A chat with Chuck Cleaver and Lisa Walker on the occasion of their first LP in six years
Hillbillies in a haunted house: Wussy (Photo by Jon Calderas and Lisa Walker)
Wussy have that vaunted cult status where critics with very limited audiences call them things like the best band in America and outlets with much bigger ones quote them. Or yesterday’s adulatory tweak from Jason Cohen in Stereogum: “They are either one of your very favorite bands or you just haven’t heard them yet.” I concur; one of my three tattoos to date is a Wussy lyric from 2005’s “Crooked,” one of the greatest songs from one of the greatest albums, Funeral Dress, of which the descriptor “perfect” comes up short. R.E.M. and Crazy Horse and Lucinda Williams all come to mind from its droning beauty, but the he-said/she-said intensity of Chuck Cleaver and Lisa Walker’s tag-team vocals recalled a punker precedent like X or Mekons. No one writes weird shit like “Humanbrained Horse” quite like Chuck, and few people can lock onto a phrase like “I found a bullet while you were finding God” like Lisa. In some ways, the much-younger, universally-acclaimed Asheville rockers Wednesday are running down paths Wussy cleared.

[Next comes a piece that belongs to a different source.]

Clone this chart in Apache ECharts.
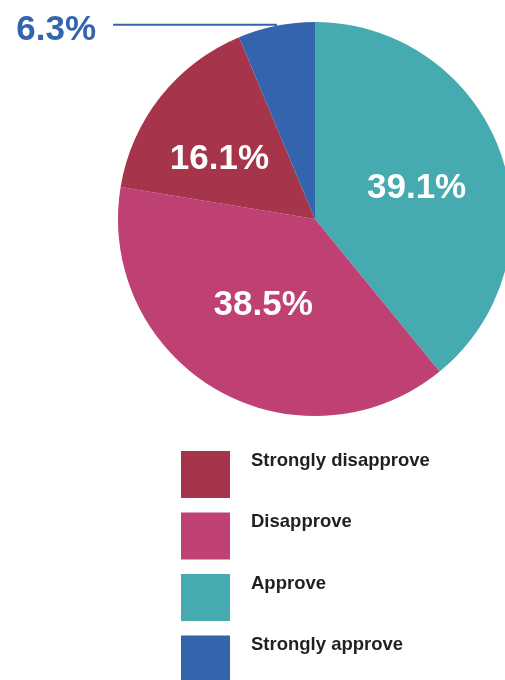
<!DOCTYPE html>
<html>
<head>
<meta charset="utf-8">
<script src="https://cdn.jsdelivr.net/npm/echarts@6/dist/echarts.min.js"></script>
<style>
  html, body { margin: 0; padding: 0; background: #ffffff; }
  #chart { width: 505px; height: 680px; }
</style>
</head>
<body>
<div id="chart"></div>
<script>
// Share of responses, in percent (clockwise from 12 o'clock)
const categories = ['Approve', 'Disapprove', 'Strongly disapprove', 'Strongly approve'];
const shares = [39.1, 38.5, 16.1, 6.3];
const legendOrder = ['Strongly disapprove', 'Disapprove', 'Approve', 'Strongly approve'];

const colors = {
  'Approve': '#46abb0',
  'Disapprove': '#bf4072',
  'Strongly disapprove': '#a6344b',
  'Strongly approve': '#3464ae'
};

// small nudges for the in-slice labels
const labelNudge = {
  'Approve': { dx: 6, dy: 3 },
  'Disapprove': { dx: -1, dy: -2 },
  'Strongly disapprove': { dx: -16, dy: 3 }
};

const FONT = '"Liberation Sans", Arial, Helvetica, sans-serif';

const data = categories.map((name, i) => {
  const item = { name: name, value: shares[i], itemStyle: { color: colors[name] } };
  if (name === 'Strongly approve') {
    item.label = {
      position: 'outside',
      // a tall blank token lets the value sit slightly below the leader line
      formatter: '{v|{c}%}{s| }',
      rich: {
        v: {
          fontFamily: FONT, fontWeight: 'bold', fontSize: 35, lineHeight: 36,
          color: '#3464ae', verticalAlign: 'bottom'
        },
        s: { width: 1, height: 45, fontSize: 10 }
      },
      distanceToLabelLine: 16
    };
    item.labelLine = {
      show: true,
      length: 1,
      length2: 163,
      lineStyle: { color: '#3464ae', width: 2 }
    };
  }
  return item;
});

const chart = echarts.init(document.getElementById('chart'), null, { renderer: 'canvas' });
chart.setOption({
  animation: false,
  backgroundColor: '#ffffff',
  legend: {
    orient: 'vertical',
    left: 181,
    top: 451,
    height: 300,
    padding: 0,
    data: legendOrder,
    itemWidth: 49,
    itemHeight: 47,
    itemGap: 14.5,
    icon: 'rect',
    selectedMode: false,
    // name is top-aligned against a blank token as tall as the swatch
    formatter: function (name) { return '{t|' + name + '}{s| }'; },
    textStyle: {
      padding: [0, 0, 0, 16],
      rich: {
        t: {
          fontFamily: FONT, fontWeight: 'bold', fontSize: 18.5, lineHeight: 17,
          color: '#231f20', verticalAlign: 'top'
        },
        s: { width: 1, height: 47, fontSize: 10 }
      }
    }
  },
  series: [{
    type: 'pie',
    center: [315, 219],
    radius: 197,
    startAngle: 90,
    clockwise: true,
    avoidLabelOverlap: false,
    silent: true,
    label: {
      show: true,
      position: 'inside',
      formatter: '{c}%',
      fontFamily: FONT,
      fontWeight: 'bold',
      fontSize: 35,
      color: '#ffffff'
    },
    labelLine: { show: false },
    labelLayout: function (params) {
      const n = labelNudge[categories[params.dataIndex]];
      return n ? { dx: n.dx, dy: n.dy } : {};
    },
    data: data
  }]
});
</script>
</body>
</html>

But aside from splitting the difference between kindred spirits like Drive-By Truckers and Yo La Tengo, Wussy was an odd fit for canons of the 2000s — their biggest fan, Robert Christgau, stuck them right between Lil Wayne and Kanye West in his top five favorite albums of the decade. They continued making wry, funny, heartbreaking roots-rock for weirdos well into the next decade until 2014’s Attica! started earning them coverage in more outlets like Pitchfork and SPIN because fanatics wouldn’t shut up (and because “Teenage Wasteland” is a stargazing rock epic that any music lover can feel). Not bad for a bunch of Cincinnati country-grunge-jangle-gaze blue collars whose record label is just the local record shop.
Until today, though, the band hadn’t released a new studio album since 2018’s What Heaven Is Like. And in 2020, their pedal-steel miracle worker John Erhardt (also of Chuck’s previous band Ass Ponys) passed, a tragedy that contributes liberally to the mournful tone of the new album and its less earthbound, unusually reverb-heavy production. They called it Cincinnati Ohio, because what the fuck else were they gonna do? It’s out today along with two EPs: Great Divide from the band proper, and Cellar Door, credited to Wussy Duo, which is kind of like their Parkay Quarts.
I’m friends with the band, opened for them once, and owe them royalties. But I also dropped the ball. Chuck and Lisa spoke to RIOTRIOT from the road via phone back in May, originally to commemorate the tenth anniversary of Attica! but as you’ll see, they’re quite good at deviating from that. Not much was yet revealed about the new album at the time, but read on and you will learn everything there is to know about “Teenage Wasteland.” And Hillbillys in a Haunted House.
Hey, how's it going?
Chuck: It's sunny, the sky is full of Simpsons clouds.
The Simpsons clouds are the good ones. Did you celebrate the 10th anniversary of Attica! this year?
Chuck: No. Josie and I have no idea how long we've been married. We know when we got married, because we got married on my birthday. Josie and I have been married somewhere between nine and 12 years, but I'm just not sure what. So I wouldn't have known.